Liberal Democrat leader Charles Kennedy today put the environment at the heart of his party's agenda in the run up to the next election.
He said politicians - himself included - had ignored the issue for too long and "ducked" questions on it.
Yet the environment was "the one issue which should concern us all," Mr Kennedy told the closing session of his party's spring conference in Plymouth.
He broke with tradition to become the first party leader to focus a keynote conference speech on a single issue, and urged Chancellor Gordon Brown to introduce a "green budget" on Tuesday.
Mr Kennedy said protecting the environment could provide jobs and promote "green growth" in the economy.
"Whatever your income, whatever your background, the one issue which should concern us all is the environment," Mr Kennedy told the 1,500 delegates.
"The greatest freedom we can hand on to future generations is a planet with a future. The environment is not something that you inherit from your parents, it is something that you preserve for your children.
Mr Kennedy went on: "We should recognise that pollution is the most pernicious tyranny of all and it affects the poor the most.
"Yet all too often, politicians shy away from that. Even we, Liberal Democrats, too many of us, certainly myself included have ducked some tough questions.
"We haven't talked about the environment nearly enough in the past few years."
Mr Kennedy, who arrived at the conference hall with his girlfriend Sarah Gurling, described protecting the environment as "the most fundamental liberation politics".
He said it was vital for his party to start persuading voters that the environment was "one of the biggest issues in politics".
He said global warming was happening "faster than we have ever imagined".
He said it was a real issue for the UK: "Nearly 10% of our best agricultural land is less than five metres above sea level. Around 40% of our manufacturing is on or near the coast. Twenty-six million people in this country live near the coastline.
"As sea levels rise so our economic fabric will sink. So what does the Government do?

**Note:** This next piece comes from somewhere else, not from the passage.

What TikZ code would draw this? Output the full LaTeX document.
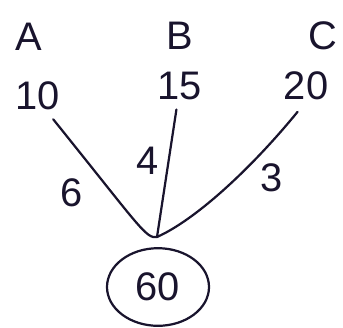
\documentclass[tikz,border=0pt]{standalone}
\usepackage{fontspec}
\setmainfont{Liberation Sans}
\usetikzlibrary{shapes.geometric}
\definecolor{ink}{RGB}{25,20,45}
\tikzset{
  lbl/.style={font=\fontsize{34}{36}\selectfont, text=ink, inner sep=1pt},
  wire/.style={draw=ink, line width=1.9pt, line cap=round},
}
\begin{document}
\begin{tikzpicture}[x=0.03cm, y=-0.03cm]
    \useasboundingbox (0,0) rectangle (343,327);
    % names
    \node[lbl] (A) at (29,37) {A};
    \node[lbl] (B) at (180,36) {B};
    \node[lbl] (C) at (323,36) {C};
    % amounts
    \node[lbl] (n10) at (38,96) {10};
    \node[lbl] (n15) at (180,86) {15};
    \node[lbl] (n20) at (306,86) {20};
    % total
    \node[lbl, ellipse, draw=ink, line width=1.9pt, minimum width=3.06cm, minimum height=2.13cm, inner sep=0.4cm] (tot) at (158,287) {60};
    \coordinate (j) at (157,237);
    \draw[wire, shorten <=0.3cm] (n10.-60) .. controls (140,227) and (146,239) .. (j);
    \draw[wire, shorten <=0.25cm] (n15) -- (j);
    \draw[wire, shorten <=0.4cm] (n20.south) .. controls (250,170) and (195,220) .. (j);
    % weights
    \node[lbl] (w6) at (72,193) {6};
    \node[lbl] (w4) at (148,161) {4};
    \node[lbl] (w3) at (272,178) {3};
\end{tikzpicture}
\end{document}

No. 10 is pathetic, absolutely pathetic."
He urged Prime Minister Tony Blair to "go the whole hog" and introduce a five year moratorium on commercial GM crops and urged Deputy Prime Minister John Prescott to encourage an integrated transport system and promote walking with "safe routes to schools" for youngsters.
But Mr Kennedy warned: "Without a green culture Government will legislate in vain."
But he cited changing attitudes to recycling as an example of how a change in attitudes could be achieved.
As part of his party's raft of green policies he called for GPs to be allowed to issue prescriptions for home insulation, saying that fuel poverty hit the poorest and the oldest hardest simply because they could not afford to heat their homes.
He said issuing prescriptions would "Promote better health, save heating costs and lead to a better environment, a green policy to end fuel poverty in 15 years."
He stressed: "The environment is good for the economy. Green growth, in other words. Jobs insulating homes, jobs in conservation schemes, jobs through investing in public transport.
Green issues could bring: "More choice, not less. Positive gain, not pain".
Mr Kennedy said his party's "Green Budget" in contrast to the Government's "Brown Budget" would also include taxes on dumping waste to fund recycling, scrapping road tax for fuel efficient cars and a target of 20% of British energy from renewable sources by 2010.
Mr Kennedy said the environment could give his party "a different agenda, a distinctive identity," and pledged: "At the next election, I am determined that we will win more votes and more seats. That will give us more power to make a difference."
Earlier, the party's Treasury spokesman Matthew Taylor said the Rover crisis demonstrated the importance of Britain joining a single currency.
"Join the euro, save your job... Labour's cowardice has let the euro go by default. People are now losing their jobs as a result."
He repeated the main points of the party's "shadow budget" launched last Thursday calling for Mr Brown to scrap his planned 1p cut in the basic rate of income tax to invest in schools and the NHS instead and said most of Mr Brown's spending pledges to date had been "just funny money, from the funny money chancellor".